Encore un rapport qui va tomber aux oubliettes… Il va surement soutenir les volontés réglementariste du législateur et donc l’émergence de nouvelles lois (d’ailleurs largement inapplicables…). En oubliant une critique socio-historique de cette question qui a émergé au début des années 1980, le rapport d’information parlementaire reste donc simplement un regard d’étape, mais pas un étayage de fond sur la question du numérique. On sent bien que le politique est très en décalage par rapport à la réalité du numérique dans la société mais aussi dans le système scolaire. Déplorant pour commencer l’absence de chiffrage clair et précis, les auteurs auraient mieux fait d’examiner ces points pour faire évoluer leurs représentations. Il serait bien, aussi, que les élus et les responsables institutionnels sortent de leur « cocon » qui ne leur fait voir de la réalité que ce qu’on veut bien leur montrer (cf. certains passages d’auditions).
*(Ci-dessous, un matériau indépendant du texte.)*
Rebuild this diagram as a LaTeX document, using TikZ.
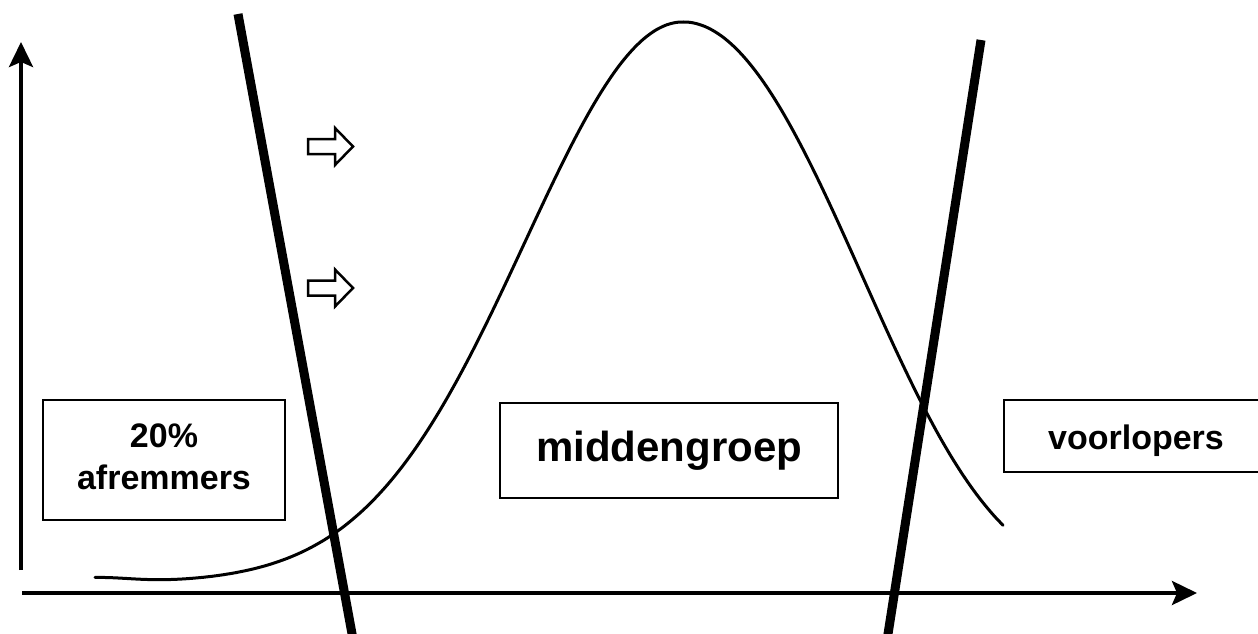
\documentclass[tikz,border=0pt]{standalone}
\usepackage{fontspec}
\setmainfont{Liberation Sans}
\usetikzlibrary{arrows.meta}
\begin{document}
\begin{tikzpicture}[x=1pt,y=-1pt,
  axis/.style={line width=4pt,-{Stealth[length=25pt,width=24pt,inset=5pt]}},
  divider/.style={line width=9pt},
  bellcurve/.style={line width=3pt,line cap=round},
  labelbox/.style={draw,line width=2pt,inner sep=0pt},
  labeltext/.style={align=center,inner sep=0pt,font=\bfseries\fontsize{34}{42}\selectfont},
  hollowarrow/.style={draw,line width=2.5pt,line join=miter},
  declare function={
    uu(\t)=(\t-683)/100;
    bell(\t)=583-561*((\t<683) ? exp(-uu(\t)*uu(\t)/5.015) : exp(-(0.1719*uu(\t)*uu(\t)+0.0049*uu(\t)*uu(\t)*uu(\t)*uu(\t))))-5*exp(-((\t-95)/50)*((\t-95)/50));}]
\useasboundingbox (0,0) rectangle (1258,634);
% axes
\coordinate (ybot) at (21,570);
\coordinate (ytop) at (21,42);
\coordinate (xleft) at (22,593);
\coordinate (xright) at (1197,593);
\draw[axis] (ybot) -- (ytop);
\draw[axis] (xleft) -- (xright);
% bell curve
\draw[bellcurve] plot[domain=95:1003,samples=220,smooth] (\x,{bell(\x)});
% dividers
\coordinate (ltop) at (238,14);
\coordinate (lbot) at (355,650);
\coordinate (rtop) at (981,40);
\coordinate (rbot) at (885.5,650);
\draw[divider] (ltop) -- (lbot);
\draw[divider] (rtop) -- (rbot);
% hollow arrows
\draw[hollowarrow] (308,139) -- (335,139) -- (335,128) -- (353,146.5) -- (335,165) -- (335,154) -- (308,154) -- cycle;
\draw[hollowarrow] (308,280.5) -- (335,280.5) -- (335,269.5) -- (353,288) -- (335,306.5) -- (335,295.5) -- (308,295.5) -- cycle;
% boxes
\node[labelbox,minimum width=242pt,minimum height=120pt] (afr) at (164,460) {};
\node[labeltext] (afrtext) at ([yshift=3pt]afr.center) {20\%\\afremmers};
\node[labelbox,minimum width=338pt,minimum height=95pt] (mid) at (669,450.5) {};
\node[labeltext,font=\bfseries\fontsize{42}{50}\selectfont] (midtext) at (mid.center) {middengroep};
\node[labelbox,minimum width=264pt,minimum height=72pt] (voor) at (1136,436) {};
\node[labeltext] (voortext) at ([yshift=-5pt]voor.center) {voorlopers};
\end{tikzpicture}
\end{document}
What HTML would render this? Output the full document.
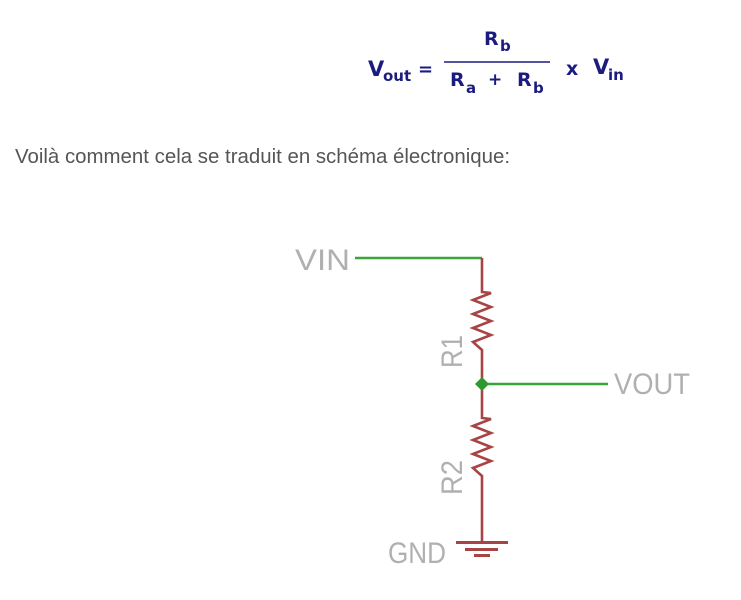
<!DOCTYPE html>
<html><head><meta charset="utf-8"><style>
html,body{margin:0;padding:0;background:#fff;width:741px;height:600px;overflow:hidden}
</style></head><body>
<svg width="741" height="600" xmlns="http://www.w3.org/2000/svg" style="position:absolute;left:0;top:0">
<g font-family="Verdana, 'DejaVu Sans', sans-serif" font-weight="bold" fill="#1b1b80">
<text x="368" y="76" font-size="21">V</text>
<text x="383" y="81" font-size="15">out</text>
<text x="418" y="75" font-size="18">=</text>
<line x1="444" y1="62" x2="550" y2="62" stroke="#1b1b80" stroke-width="1.5"/>
<text x="484" y="45" font-size="19">R</text>
<text x="500" y="51" font-size="15">b</text>
<text x="450" y="86" font-size="19">R</text>
<text x="466" y="93" font-size="15">a</text>
<text x="488" y="85" font-size="17">+</text>
<text x="517" y="86" font-size="19">R</text>
<text x="533" y="93" font-size="15">b</text>
<text x="566" y="75" font-size="19">x</text>
<text x="593" y="74" font-size="21">V</text>
<text x="608" y="80" font-size="15">in</text>
</g>
<text x="15" y="163" font-family="'Liberation Sans', sans-serif" font-size="20" fill="#555" textLength="495" lengthAdjust="spacingAndGlyphs">Voilà comment cela se traduit en schéma électronique:</text>
<g fill="none" stroke-linejoin="miter">
<polyline points="355,258 482,258" stroke="#3aa33a" stroke-width="2.5"/>
<polyline points="482,384 608,384" stroke="#3aa33a" stroke-width="2.5"/>
<polyline points="482,258 482,292 491,293 473,300 491,307 473,314 491,321 473,328 491,335 473,342 482,350 482,418 491,419 473,426 491,433 473,440 491,447 473,454 491,461 473,468 482,476 482,542" stroke="#a94444" stroke-width="2.6"/>
</g>
<polygon points="482,377 489,384 482,391 475,384" fill="#2e9a2e"/>
<rect x="456" y="541" width="52" height="3" fill="#a94444"/>
<rect x="465" y="548" width="33" height="3" fill="#a94444"/>
<rect x="474" y="554" width="16" height="3" fill="#a94444"/>
<g font-family="'Liberation Sans', sans-serif" fill="#b0b0b0" font-size="30">
<text x="295" y="270" textLength="55" lengthAdjust="spacingAndGlyphs">VIN</text>
<text x="614" y="394" textLength="76" lengthAdjust="spacingAndGlyphs">VOUT</text>
<text x="388" y="563" textLength="58" lengthAdjust="spacingAndGlyphs">GND</text>
<text transform="translate(462,368) rotate(-90)" textLength="33" lengthAdjust="spacingAndGlyphs">R1</text>
<text transform="translate(462,495) rotate(-90)" textLength="35" lengthAdjust="spacingAndGlyphs">R2</text>
</g>
</svg>
</body></html>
Trop souvent il faut satisfaire l’autorité en place si l’on ne veut pas être « marginalisé ». Certains chercheurs en ont et continuent d’en faire les frais, certains médias en sont aussi là : écoutés par les acteurs, surveillés par les décideurs… mais rarement suivis dans leurs travaux qui s’inscrivent dans le temps long alors qu’un tel rapport s’inscrit dans le ici et maintenant de la politique actuelle !!!